== Input rows ==

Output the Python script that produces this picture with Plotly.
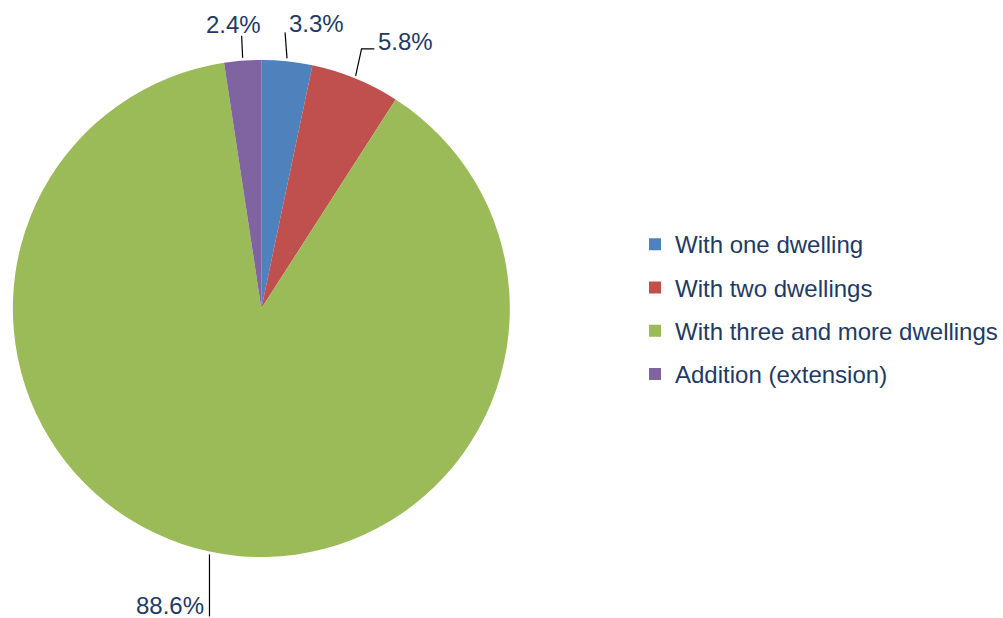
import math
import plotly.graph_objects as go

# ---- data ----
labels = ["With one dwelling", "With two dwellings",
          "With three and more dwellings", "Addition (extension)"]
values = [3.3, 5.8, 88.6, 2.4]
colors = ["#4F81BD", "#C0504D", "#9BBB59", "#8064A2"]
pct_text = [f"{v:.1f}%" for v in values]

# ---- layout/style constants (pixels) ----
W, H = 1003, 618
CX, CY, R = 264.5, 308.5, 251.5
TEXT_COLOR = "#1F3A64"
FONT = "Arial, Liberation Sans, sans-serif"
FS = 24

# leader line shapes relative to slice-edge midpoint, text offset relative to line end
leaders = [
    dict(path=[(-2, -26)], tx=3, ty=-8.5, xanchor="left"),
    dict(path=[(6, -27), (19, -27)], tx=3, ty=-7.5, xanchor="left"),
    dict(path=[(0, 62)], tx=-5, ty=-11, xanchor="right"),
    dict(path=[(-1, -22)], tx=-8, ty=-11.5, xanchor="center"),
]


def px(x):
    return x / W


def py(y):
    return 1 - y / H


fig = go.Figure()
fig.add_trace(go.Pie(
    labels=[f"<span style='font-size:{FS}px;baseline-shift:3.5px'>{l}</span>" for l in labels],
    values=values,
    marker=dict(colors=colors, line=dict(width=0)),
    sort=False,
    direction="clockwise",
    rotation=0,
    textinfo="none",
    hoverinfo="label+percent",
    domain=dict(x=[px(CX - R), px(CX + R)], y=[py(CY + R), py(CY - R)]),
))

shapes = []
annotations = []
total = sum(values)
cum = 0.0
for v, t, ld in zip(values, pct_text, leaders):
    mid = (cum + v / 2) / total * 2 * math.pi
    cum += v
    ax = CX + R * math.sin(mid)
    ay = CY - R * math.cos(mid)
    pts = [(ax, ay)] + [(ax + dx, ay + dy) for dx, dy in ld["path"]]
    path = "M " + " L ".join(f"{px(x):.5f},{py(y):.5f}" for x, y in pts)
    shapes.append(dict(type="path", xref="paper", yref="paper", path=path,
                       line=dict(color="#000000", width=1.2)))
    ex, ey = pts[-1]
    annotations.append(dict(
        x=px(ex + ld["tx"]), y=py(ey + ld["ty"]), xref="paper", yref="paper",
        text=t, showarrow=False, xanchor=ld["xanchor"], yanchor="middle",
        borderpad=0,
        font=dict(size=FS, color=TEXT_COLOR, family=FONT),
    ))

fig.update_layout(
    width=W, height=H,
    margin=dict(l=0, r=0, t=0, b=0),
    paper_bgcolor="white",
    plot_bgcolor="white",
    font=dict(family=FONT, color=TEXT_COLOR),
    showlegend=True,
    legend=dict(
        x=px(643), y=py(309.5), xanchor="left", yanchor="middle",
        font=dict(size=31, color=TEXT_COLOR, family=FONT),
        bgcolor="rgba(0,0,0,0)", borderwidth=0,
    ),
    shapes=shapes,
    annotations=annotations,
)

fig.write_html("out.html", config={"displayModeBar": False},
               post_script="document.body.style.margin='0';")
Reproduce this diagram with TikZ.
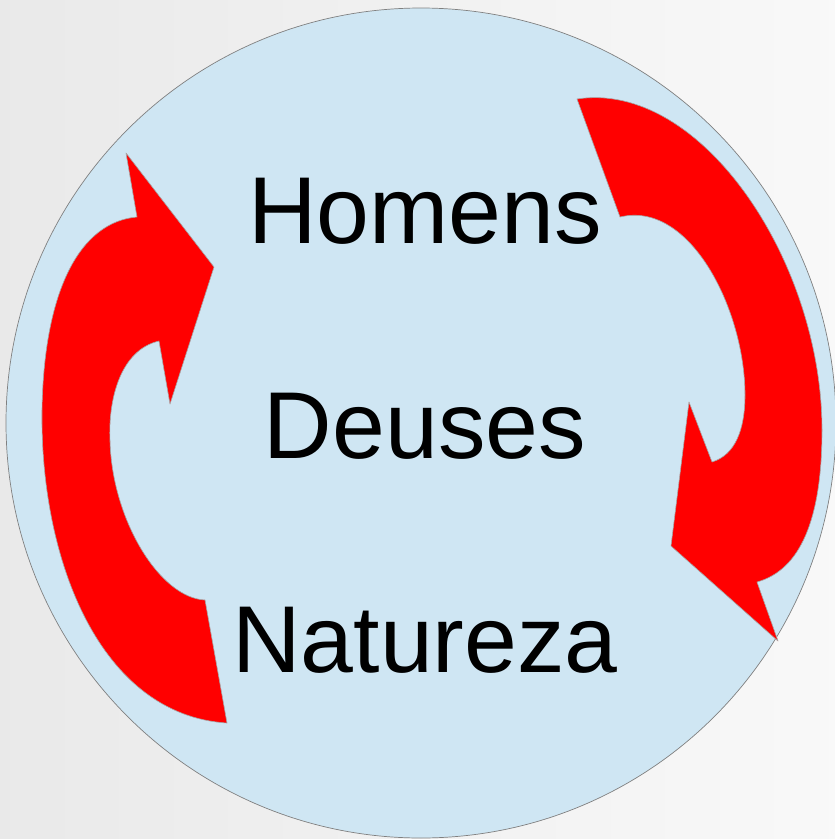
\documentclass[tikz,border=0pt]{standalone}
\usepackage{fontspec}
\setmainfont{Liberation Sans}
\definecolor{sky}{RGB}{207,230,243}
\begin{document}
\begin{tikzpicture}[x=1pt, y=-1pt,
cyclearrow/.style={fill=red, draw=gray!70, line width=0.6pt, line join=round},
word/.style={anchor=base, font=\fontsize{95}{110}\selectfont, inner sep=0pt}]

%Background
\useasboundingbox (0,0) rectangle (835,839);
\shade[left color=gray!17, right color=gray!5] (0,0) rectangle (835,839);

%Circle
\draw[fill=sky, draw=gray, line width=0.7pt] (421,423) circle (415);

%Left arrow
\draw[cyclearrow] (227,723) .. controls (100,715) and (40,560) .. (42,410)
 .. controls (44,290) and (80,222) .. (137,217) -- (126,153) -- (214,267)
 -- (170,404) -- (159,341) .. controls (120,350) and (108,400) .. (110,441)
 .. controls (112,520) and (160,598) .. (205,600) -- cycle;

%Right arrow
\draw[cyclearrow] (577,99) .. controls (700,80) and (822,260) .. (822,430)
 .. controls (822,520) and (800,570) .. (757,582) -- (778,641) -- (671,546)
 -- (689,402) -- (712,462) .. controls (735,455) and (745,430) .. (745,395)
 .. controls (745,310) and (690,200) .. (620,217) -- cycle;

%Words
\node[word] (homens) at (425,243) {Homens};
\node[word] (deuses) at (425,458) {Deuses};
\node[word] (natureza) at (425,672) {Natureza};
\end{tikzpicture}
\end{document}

===

Please restate the material above line by line, exactly, beginning at its first line and ending with the line that contains "import plotly.graph_objects as go", without any pictures.

• Answer to the exercise:
Output the Python script that produces this picture with Plotly.
import math
import plotly.graph_objects as go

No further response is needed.